Why Companies Now Take Twice as Long to Hire

It takes much longer to get hired today than it did a few years ago. Find out why.

If you’re waiting to hear back after a job interview, prepare to wait longer.

The average hiring time in the United States increased from 12.6 days to 22.9 days between 2010 and 2014, according to a new research paper from Glassdoor.

While that may sound frustrating, Americans actually don’t realize how good they have it. Among the six countries examined, only Canada has a shorter time period between interview and hire — 22.1 days.

The research paper — titled “Why Is Hiring Taking Longer? New Insights from Glassdoor Data” — is based on an analysis of more than 344,000 interview reviews posted to Glassdoor’s website and an examination of various other factors.
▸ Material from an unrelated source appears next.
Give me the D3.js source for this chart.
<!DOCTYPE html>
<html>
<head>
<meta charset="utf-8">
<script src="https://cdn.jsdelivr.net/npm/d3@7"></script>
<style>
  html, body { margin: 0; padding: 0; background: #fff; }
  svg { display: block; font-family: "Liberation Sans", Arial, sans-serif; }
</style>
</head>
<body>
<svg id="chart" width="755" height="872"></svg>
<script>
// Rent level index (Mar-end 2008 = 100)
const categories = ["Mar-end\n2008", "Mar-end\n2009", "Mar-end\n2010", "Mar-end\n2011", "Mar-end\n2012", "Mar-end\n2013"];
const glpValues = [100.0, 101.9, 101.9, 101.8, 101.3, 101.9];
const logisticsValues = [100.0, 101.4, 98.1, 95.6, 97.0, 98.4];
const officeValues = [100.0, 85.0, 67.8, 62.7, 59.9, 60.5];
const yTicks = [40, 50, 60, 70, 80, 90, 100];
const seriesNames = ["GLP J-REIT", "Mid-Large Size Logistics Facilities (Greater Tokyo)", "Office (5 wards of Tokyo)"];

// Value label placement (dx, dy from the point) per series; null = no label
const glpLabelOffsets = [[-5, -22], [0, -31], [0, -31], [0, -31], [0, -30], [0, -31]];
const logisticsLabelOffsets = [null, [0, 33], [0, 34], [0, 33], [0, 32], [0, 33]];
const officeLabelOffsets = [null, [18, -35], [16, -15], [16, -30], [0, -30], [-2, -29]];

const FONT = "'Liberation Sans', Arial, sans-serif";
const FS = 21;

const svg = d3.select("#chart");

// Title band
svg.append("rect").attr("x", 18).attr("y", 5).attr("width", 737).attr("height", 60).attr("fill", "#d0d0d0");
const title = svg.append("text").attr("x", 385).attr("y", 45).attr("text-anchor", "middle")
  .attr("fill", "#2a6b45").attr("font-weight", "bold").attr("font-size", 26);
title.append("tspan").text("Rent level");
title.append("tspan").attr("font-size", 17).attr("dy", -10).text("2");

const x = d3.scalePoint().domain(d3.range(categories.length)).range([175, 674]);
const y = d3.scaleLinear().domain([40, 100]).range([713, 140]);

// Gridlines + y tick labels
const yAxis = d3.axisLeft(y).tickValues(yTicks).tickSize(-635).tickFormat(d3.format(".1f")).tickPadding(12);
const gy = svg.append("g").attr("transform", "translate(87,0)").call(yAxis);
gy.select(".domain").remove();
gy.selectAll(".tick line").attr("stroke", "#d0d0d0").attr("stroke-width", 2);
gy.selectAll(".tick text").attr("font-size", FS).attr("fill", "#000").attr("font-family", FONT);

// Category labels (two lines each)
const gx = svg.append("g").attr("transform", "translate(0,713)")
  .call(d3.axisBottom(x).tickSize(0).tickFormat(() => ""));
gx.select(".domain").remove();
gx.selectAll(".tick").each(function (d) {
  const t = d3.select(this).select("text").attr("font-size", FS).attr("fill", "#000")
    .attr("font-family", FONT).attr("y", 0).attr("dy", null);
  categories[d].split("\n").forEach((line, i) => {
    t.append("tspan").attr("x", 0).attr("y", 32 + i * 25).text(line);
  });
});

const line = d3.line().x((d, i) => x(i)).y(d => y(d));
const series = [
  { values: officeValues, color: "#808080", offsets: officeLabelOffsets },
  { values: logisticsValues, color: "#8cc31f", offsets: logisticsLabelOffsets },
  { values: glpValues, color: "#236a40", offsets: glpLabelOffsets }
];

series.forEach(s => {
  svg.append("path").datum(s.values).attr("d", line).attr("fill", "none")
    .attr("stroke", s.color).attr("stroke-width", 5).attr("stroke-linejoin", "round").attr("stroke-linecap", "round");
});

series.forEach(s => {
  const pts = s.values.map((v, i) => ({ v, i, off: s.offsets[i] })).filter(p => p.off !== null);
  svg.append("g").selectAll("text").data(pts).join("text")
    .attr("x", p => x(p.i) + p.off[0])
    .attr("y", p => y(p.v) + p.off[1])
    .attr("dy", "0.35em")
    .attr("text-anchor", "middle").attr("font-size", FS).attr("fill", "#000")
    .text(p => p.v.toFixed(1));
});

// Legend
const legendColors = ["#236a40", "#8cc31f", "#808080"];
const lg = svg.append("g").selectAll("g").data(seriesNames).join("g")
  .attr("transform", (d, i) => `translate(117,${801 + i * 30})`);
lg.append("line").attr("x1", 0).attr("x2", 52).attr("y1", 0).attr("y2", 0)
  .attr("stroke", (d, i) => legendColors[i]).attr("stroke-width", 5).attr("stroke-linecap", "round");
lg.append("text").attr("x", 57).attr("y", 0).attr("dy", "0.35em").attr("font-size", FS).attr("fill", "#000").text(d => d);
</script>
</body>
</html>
Hiring times are longest for public-sector jobs, such as those of government employees. Those jobs require an additional 21.9 to 28.8 days to fill on average compared with typical non-government jobs. The shortest hiring times were in the retail industry, which took 2.4 to 8.5 fewer days than typical jobs.
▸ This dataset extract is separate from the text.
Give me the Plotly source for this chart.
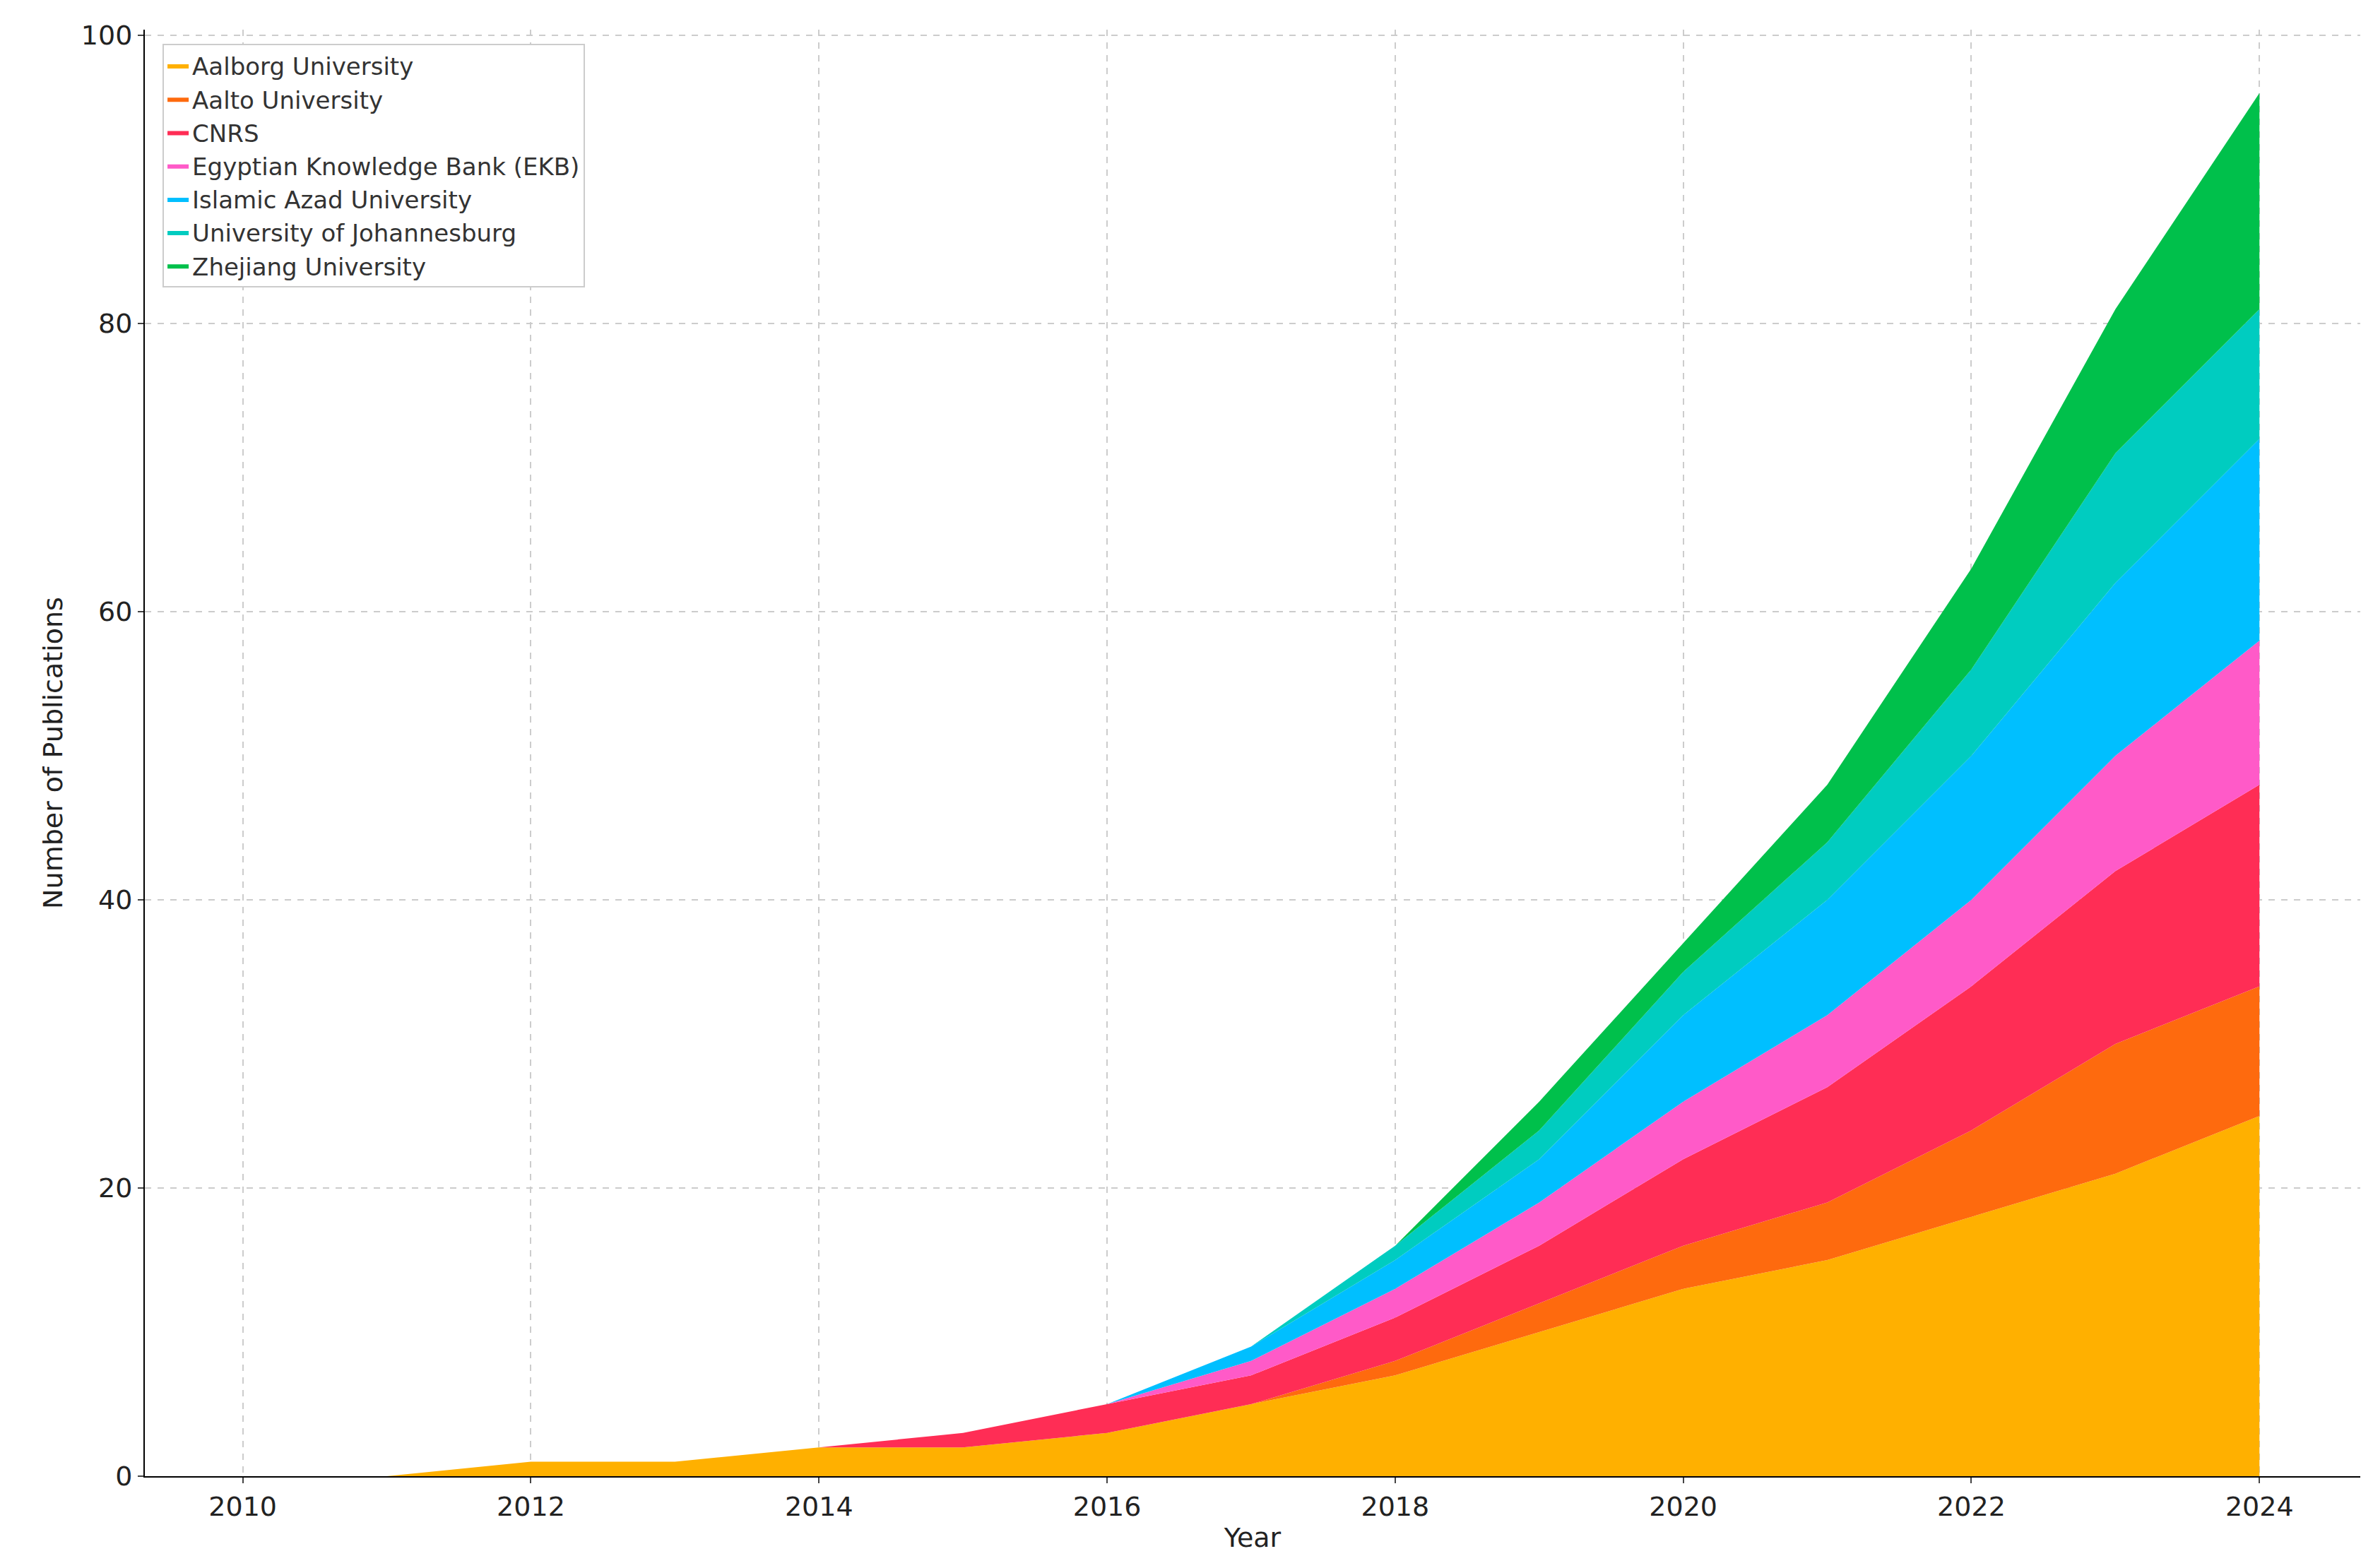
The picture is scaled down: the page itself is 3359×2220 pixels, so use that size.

The longest interview processes were for jobs as police officers, which average about 128 days to fill. Entry-level marketing jobs have the shortest hiring time — about four days.
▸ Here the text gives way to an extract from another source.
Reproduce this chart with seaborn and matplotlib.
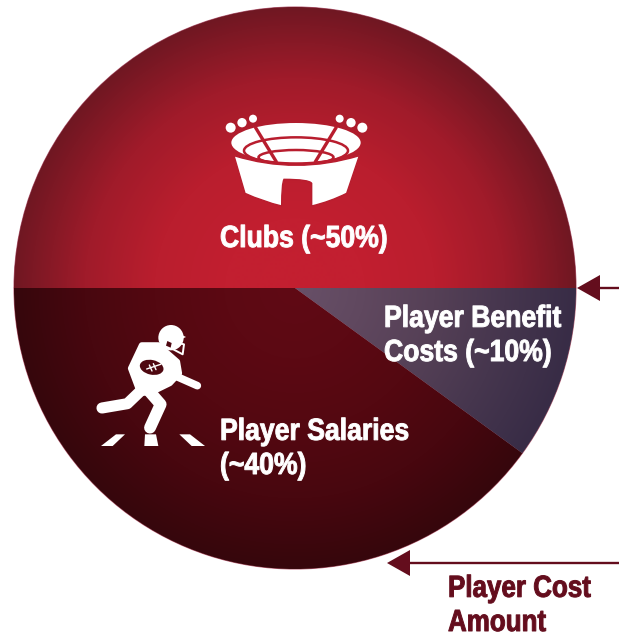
import numpy as np
import matplotlib
matplotlib.use('Agg')
import matplotlib.pyplot as plt
from matplotlib.patches import Circle, Ellipse, Polygon, PathPatch
from matplotlib.patheffects import AbstractPathEffect
from matplotlib.path import Path
from matplotlib.transforms import Affine2D
import seaborn as sns

# shares of each revenue slice
CATEGORIES = ['Clubs', 'Player Salaries', 'Player Benefit Costs']
SHARES = [50, 40, 10]

RAMPS = [
    ['#c41f30', '#c21f30', '#ba1e2e', '#a01b2a', '#701722'],
    ['#600a15', '#5c0913', '#540811', '#48070f', '#36060c'],
    ['#685068', '#60485f', '#554056', '#46364e', '#382c46'],
]
LABELS = ['Clubs (~50%)', 'Player Salaries\n(~40%)', 'Player Benefit\nCosts (~10%)']
MAROON = '#640d1d'

W, H = 619, 638
CX, CY, R = 295, 288, 281

sns.set_theme(style='white')
plt.rcParams['font.family'] = ['Liberation Sans', 'DejaVu Sans']


# no condensed face installed, so squeeze the glyphs sideways around the text's left edge
class Condensed(AbstractPathEffect):
    def __init__(self, x0, factor=0.87):
        super().__init__()
        self.x0 = x0
        self.factor = factor

    def draw_path(self, renderer, gc, tpath, affine, rgbFace=None):
        squeeze = Affine2D().translate(-self.x0, 0).scale(self.factor, 1).translate(self.x0, 0)
        gc.set_foreground(rgbFace)
        gc.set_linewidth(0.7)
        renderer.draw_path(gc, tpath, affine + squeeze, rgbFace)


def flip(y):
    return H - y


def stadium(x, y):
    return 210 + x / 3, flip(100 + y / 3)


def player(x, y):
    return 90 + x / 3, flip(315 + y / 3)


fig = plt.figure(figsize=(W / 100, H / 100), dpi=100)
ax = fig.add_axes([0, 0, 1, 1])
wedges, _ = ax.pie(SHARES, startangle=0, counterclock=True, radius=R, center=(CX, flip(CY)),
                   wedgeprops=dict(linewidth=0.8, edgecolor='#b9647a'))
ax.set_aspect('equal')
ax.axis('off')

# radial gradient clipped to each slice
xx, yy = np.meshgrid(np.arange(CX - R, CX + R + 1), np.arange(flip(CY) - R, flip(CY) + R + 1))
dist = np.hypot(xx - CX, yy - flip(CY)) / R
for wedge, ramp in zip(wedges, RAMPS):
    cmap = sns.blend_palette(ramp, as_cmap=True)
    im = ax.imshow(dist, cmap=cmap, vmin=0, vmax=1, origin='lower', aspect='equal', zorder=2,
                   extent=(CX - R, CX + R, flip(CY) - R, flip(CY) + R))
    im.set_clip_path(wedge)
ax.set_xlim(0, W)
ax.set_ylim(0, H)

# stadium icon
RED = '#b81d2e'
for x, y, r in [(62, 83, 15), (96, 68, 14), (129, 56, 12), (389, 56, 12), (423, 68, 14), (457, 83, 15)]:
    ax.add_patch(Circle(stadium(x, y), r / 3, color='white', zorder=4, lw=0))
ax.add_patch(Ellipse(stadium(258, 128), 388 / 3, 118 / 3, color='white', zorder=4, lw=0))
ax.add_patch(Ellipse(stadium(258, 152), 312 / 3, 80 / 3, fc='none', ec=RED, lw=1.8, zorder=5))
ax.add_patch(Ellipse(stadium(258, 172), 225 / 3, 44 / 3, fc='none', ec=RED, lw=1.8, zorder=5))
for a, b in [((135, 80), (200, 187)), ((380, 80), (315, 187))]:
    ax.plot(*zip(stadium(*a), stadium(*b)), color=RED, lw=2.4, zorder=5, solid_capstyle='butt')

body = [(72, 167), (258, 225), (448, 167), (410, 280), (360, 305), (305, 318), (305, 250), (298, 238),
        (222, 238), (215, 250), (215, 318), (160, 305), (105, 280), (72, 167)]
codes = [Path.MOVETO, Path.CURVE3, Path.CURVE3, Path.LINETO, Path.CURVE3, Path.CURVE3, Path.LINETO,
         Path.CURVE3, Path.LINETO, Path.CURVE3, Path.LINETO, Path.CURVE3, Path.CURVE3, Path.CLOSEPOLY]
ax.add_patch(PathPatch(Path([stadium(*p) for p in body], codes), fc='white', ec=RED, lw=1.0, zorder=6))

# player icon
DARK = '#4f0811'
ax.add_patch(Polygon([player(*p) for p in [(155, 90), (205, 90), (262, 140), (268, 175), (240, 205), (185, 232),
                                           (150, 235), (122, 160)]],
                     color='white', lw=4, joinstyle='round', zorder=4))
ax.add_patch(Circle(player(243, 68), 38 / 3, color='white', zorder=4, lw=0))
ax.add_patch(Polygon([player(*p) for p in [(245, 45), (288, 66), (262, 78)]], color='white', zorder=4, lw=0))
ax.plot(*zip(*[player(*p) for p in [(244, 100), (278, 118), (282, 88), (248, 80)]]), color='white', lw=1.4, zorder=4)
ax.add_patch(Polygon([player(*p) for p in [(232, 78), (245, 84), (242, 98), (228, 92)]], color=DARK, zorder=5, lw=0))
for pts, lw in [([(245, 178), (322, 212)], 5.5),
                ([(158, 222), (112, 266), (36, 279)], 8.0),
                ([(172, 222), (212, 268), (180, 338)], 8.5)]:
    ax.plot(*zip(*[player(*p) for p in pts]), color='white', lw=lw, zorder=4,
            solid_capstyle='round', solid_joinstyle='round')
ax.add_patch(Ellipse(player(185, 157), 72 / 3, 44 / 3, angle=-12, color=DARK, zorder=5, lw=0))
for a, b in [((170, 162), (212, 148)), ((178, 150), (186, 168)), ((190, 146), (198, 164))]:
    ax.plot(*zip(player(*a), player(*b)), color='white', lw=1.0, zorder=6)
for pts in [[(33, 393), (78, 358), (105, 358), (68, 393)],
            [(165, 358), (198, 358), (205, 393), (163, 393)],
            [(268, 358), (300, 358), (345, 393), (305, 393)]]:
    ax.add_patch(Polygon([player(*p) for p in pts], color='white', zorder=4, lw=0))

# slice labels
for label, (x, y) in zip(LABELS, [(220, 247), (220, 474), (384, 361)]):
    ax.text(x, flip(y), label, color='white', fontsize=22, fontweight='bold', ha='left', va='baseline',
            linespacing=1.18, zorder=7, path_effects=[Condensed(x)])
ax.text(448, flip(631), 'Player Cost\nAmount', color=MAROON, fontsize=22, fontweight='bold', ha='left',
        va='baseline', linespacing=1.18, zorder=7, path_effects=[Condensed(448, 0.85)])

# arrows
for tip, y in [(577, 288), (387, 563)]:
    ax.plot([tip + 20, W], [flip(y), flip(y)], color=MAROON, lw=1.7, zorder=3)
    ax.add_patch(Polygon([(tip, flip(y)), (tip + 23, flip(y) + 13), (tip + 23, flip(y) - 13)],
                         color=MAROON, zorder=3, lw=0))

fig.savefig('out.png', dpi=100)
One reason hiring is taking longer is the more common use of screening — especially background checks and skill tests. Glassdoor’s chief economist, Andrew Chamberlain, who wrote the research paper, tells CBS News:

“Every one of those screens adds time to the hiring process. More and more jobs today require creativity and judgment and are non-routine tasks and are hard to automate. These jobs are harder to screen for.”

One-on-one interviews (68 percent) and telephone interviews (56 percent) are the most commonly reported screening methods. Intelligence tests (6 percent) and candidate presentations (7 percent) are the least common.

Background checks have increased sharply since 2010, however. In 2010, they were used in 25 percent of hiring screens. In 2014, that jumped to 42 percent.